-- start RECORDS FOR THE EXERCISE --

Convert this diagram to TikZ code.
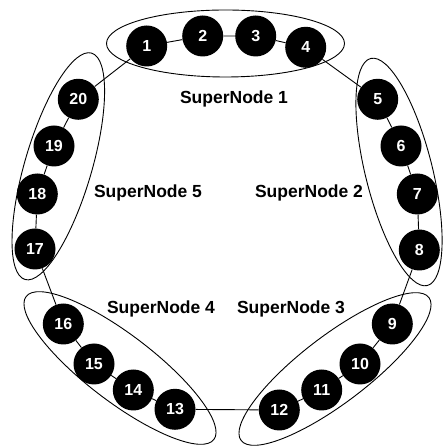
\documentclass[tikz,border=0pt]{standalone}
\usepackage{fontspec}
\setmainfont{Liberation Sans}

\tikzset{
    peer/.style={circle, fill=black, text=white, minimum size=41pt, inner sep=0pt,
        font=\bfseries\fontsize{16}{16}\selectfont},
    group/.style={draw, line width=0.9pt},
    grouplabel/.style={font=\bfseries\fontsize{17.5}{18}\selectfont},
    ring/.style={draw, line width=0.9pt}
}

\begin{document}
\begin{tikzpicture}[x=1pt, y=1pt]
            \useasboundingbox (0,0) rectangle (444,446);
            \clip (0,0) rectangle (444,446);
            % the five super nodes
            \draw[group] (225.5,402.5) ellipse [x radius=119pt, y radius=33.5pt];
            \draw[group, rotate around={-76:(399,274)}] (399,274) ellipse [x radius=117pt, y radius=33.5pt];
            \draw[group, rotate around={37.3:(335,77)}] (335,77) ellipse [x radius=118pt, y radius=33.5pt];
            \draw[group, rotate around={-37.3:(120,78)}] (120,78) ellipse [x radius=118pt, y radius=33.5pt];
            \draw[group, rotate around={73.6:(58.3,279.7)}] (58.3,279.7) ellipse [x radius=118pt, y radius=33.5pt];
            \node[grouplabel] (label1) at (234,347) {SuperNode 1};
            \node[grouplabel] (label2) at (309,253) {SuperNode 2};
            \node[grouplabel] (label3) at (291,137) {SuperNode 3};
            \node[grouplabel] (label4) at (161,137) {SuperNode 4};
            \node[grouplabel] (label5) at (148,253) {SuperNode 5};
            % peers
            \node[peer] (p1) at (146.7,400) {1};
            \node[peer] (p2) at (202.7,410) {2};
            \node[peer] (p3) at (255.7,410) {3};
            \node[peer] (p4) at (305.7,398.7) {4};
            \node[peer] (p5) at (377.7,346.7) {5};
            \node[peer] (p6) at (401,300) {6};
            \node[peer] (p7) at (417.3,252) {7};
            \node[peer] (p8) at (419.3,196) {8};
            \node[peer] (p9) at (392.3,122) {9};
            \node[peer] (p10) at (360,82) {10};
            \node[peer] (p11) at (321.7,56) {11};
            \node[peer] (p12) at (279.3,36) {12};
            \node[peer] (p13) at (175,36.7) {13};
            \node[peer] (p14) at (133.3,56) {14};
            \node[peer] (p15) at (94,82) {15};
            \node[peer] (p16) at (63.3,122) {16};
            \node[peer] (p17) at (35,197) {17};
            \node[peer] (p18) at (37.3,252) {18};
            \node[peer] (p19) at (54,300) {19};
            \node[peer] (p20) at (78.3,346.7) {20};
            % the ring
            \draw[ring] (p1) -- (p2) -- (p3) -- (p4) -- (p5) -- (p6) -- (p7) -- (p8) -- (p9) -- (p10);
            \draw[ring] (p10) -- (p11) -- (p12) -- (p13) -- (p14) -- (p15) -- (p16) -- (p17) -- (p18);
            \draw[ring] (p18) -- (p19) -- (p20) -- (p1);
        \end{tikzpicture}
\end{document}
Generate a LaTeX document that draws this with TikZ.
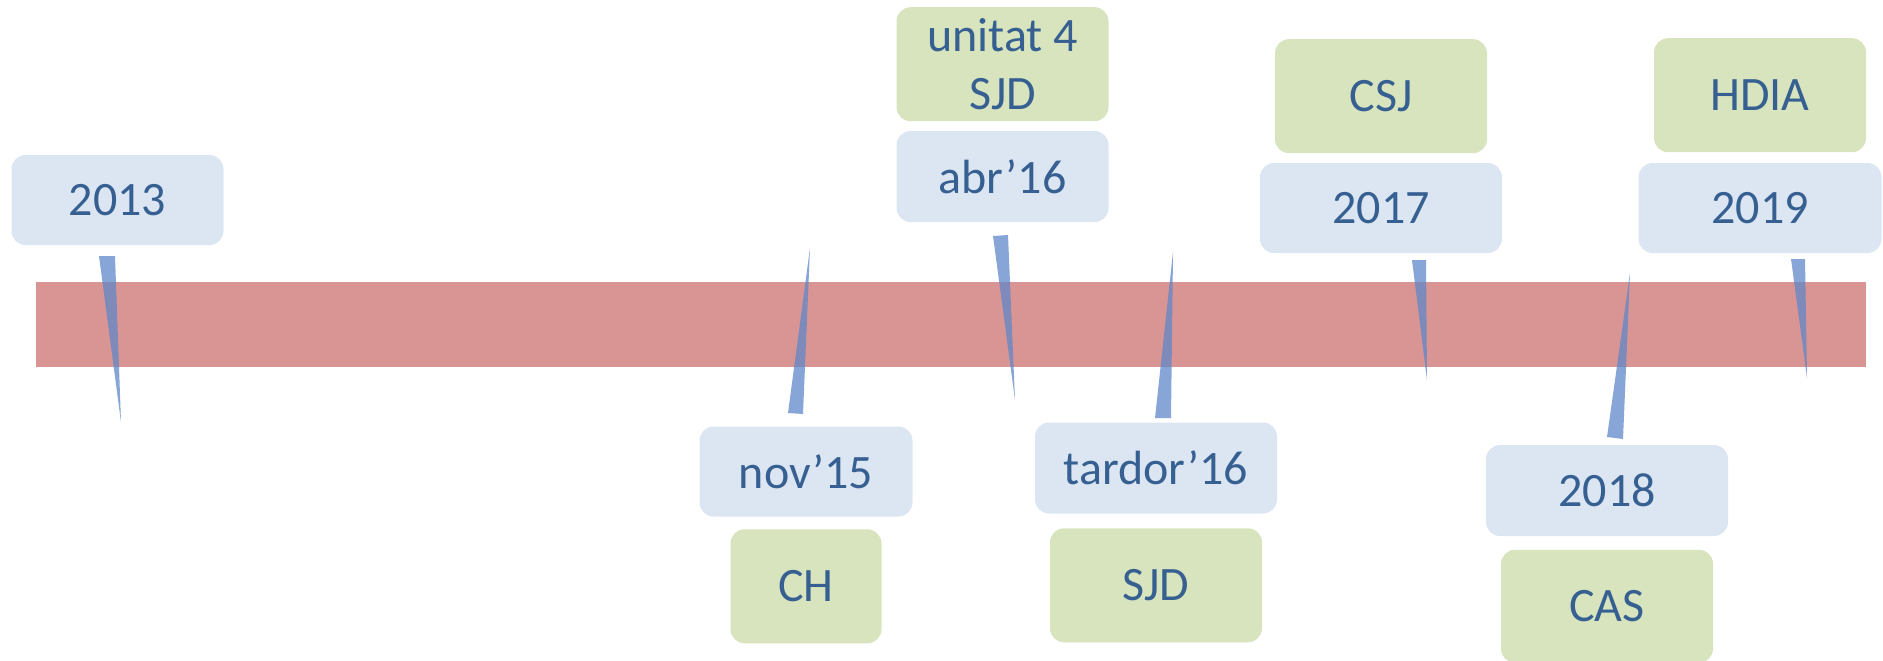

-- end RECORDS FOR THE EXERCISE --

:: GOAL OF THE EXERCISE ::
Retype the records exactly. Any image in them should not appear in what you write.

:: SOLUTION TO THIS EXERCISE ::
Convert this diagram to TikZ code.
\documentclass[tikz,border=0pt]{standalone}
\usepackage{fontspec}
\setmainfont{Liberation Sans}

\tikzset{
    peer/.style={circle, fill=black, text=white, minimum size=41pt, inner sep=0pt,
        font=\bfseries\fontsize{16}{16}\selectfont},
    group/.style={draw, line width=0.9pt},
    grouplabel/.style={font=\bfseries\fontsize{17.5}{18}\selectfont},
    ring/.style={draw, line width=0.9pt}
}

\begin{document}
\begin{tikzpicture}[x=1pt, y=1pt]
            \useasboundingbox (0,0) rectangle (444,446);
            \clip (0,0) rectangle (444,446);
            % the five super nodes
            \draw[group] (225.5,402.5) ellipse [x radius=119pt, y radius=33.5pt];
            \draw[group, rotate around={-76:(399,274)}] (399,274) ellipse [x radius=117pt, y radius=33.5pt];
            \draw[group, rotate around={37.3:(335,77)}] (335,77) ellipse [x radius=118pt, y radius=33.5pt];
            \draw[group, rotate around={-37.3:(120,78)}] (120,78) ellipse [x radius=118pt, y radius=33.5pt];
            \draw[group, rotate around={73.6:(58.3,279.7)}] (58.3,279.7) ellipse [x radius=118pt, y radius=33.5pt];
            \node[grouplabel] (label1) at (234,347) {SuperNode 1};
            \node[grouplabel] (label2) at (309,253) {SuperNode 2};
            \node[grouplabel] (label3) at (291,137) {SuperNode 3};
            \node[grouplabel] (label4) at (161,137) {SuperNode 4};
            \node[grouplabel] (label5) at (148,253) {SuperNode 5};
            % peers
            \node[peer] (p1) at (146.7,400) {1};
            \node[peer] (p2) at (202.7,410) {2};
            \node[peer] (p3) at (255.7,410) {3};
            \node[peer] (p4) at (305.7,398.7) {4};
            \node[peer] (p5) at (377.7,346.7) {5};
            \node[peer] (p6) at (401,300) {6};
            \node[peer] (p7) at (417.3,252) {7};
            \node[peer] (p8) at (419.3,196) {8};
            \node[peer] (p9) at (392.3,122) {9};
            \node[peer] (p10) at (360,82) {10};
            \node[peer] (p11) at (321.7,56) {11};
            \node[peer] (p12) at (279.3,36) {12};
            \node[peer] (p13) at (175,36.7) {13};
            \node[peer] (p14) at (133.3,56) {14};
            \node[peer] (p15) at (94,82) {15};
            \node[peer] (p16) at (63.3,122) {16};
            \node[peer] (p17) at (35,197) {17};
            \node[peer] (p18) at (37.3,252) {18};
            \node[peer] (p19) at (54,300) {19};
            \node[peer] (p20) at (78.3,346.7) {20};
            % the ring
            \draw[ring] (p1) -- (p2) -- (p3) -- (p4) -- (p5) -- (p6) -- (p7) -- (p8) -- (p9) -- (p10);
            \draw[ring] (p10) -- (p11) -- (p12) -- (p13) -- (p14) -- (p15) -- (p16) -- (p17) -- (p18);
            \draw[ring] (p18) -- (p19) -- (p20) -- (p1);
        \end{tikzpicture}
\end{document}
Generate a LaTeX document that draws this with TikZ.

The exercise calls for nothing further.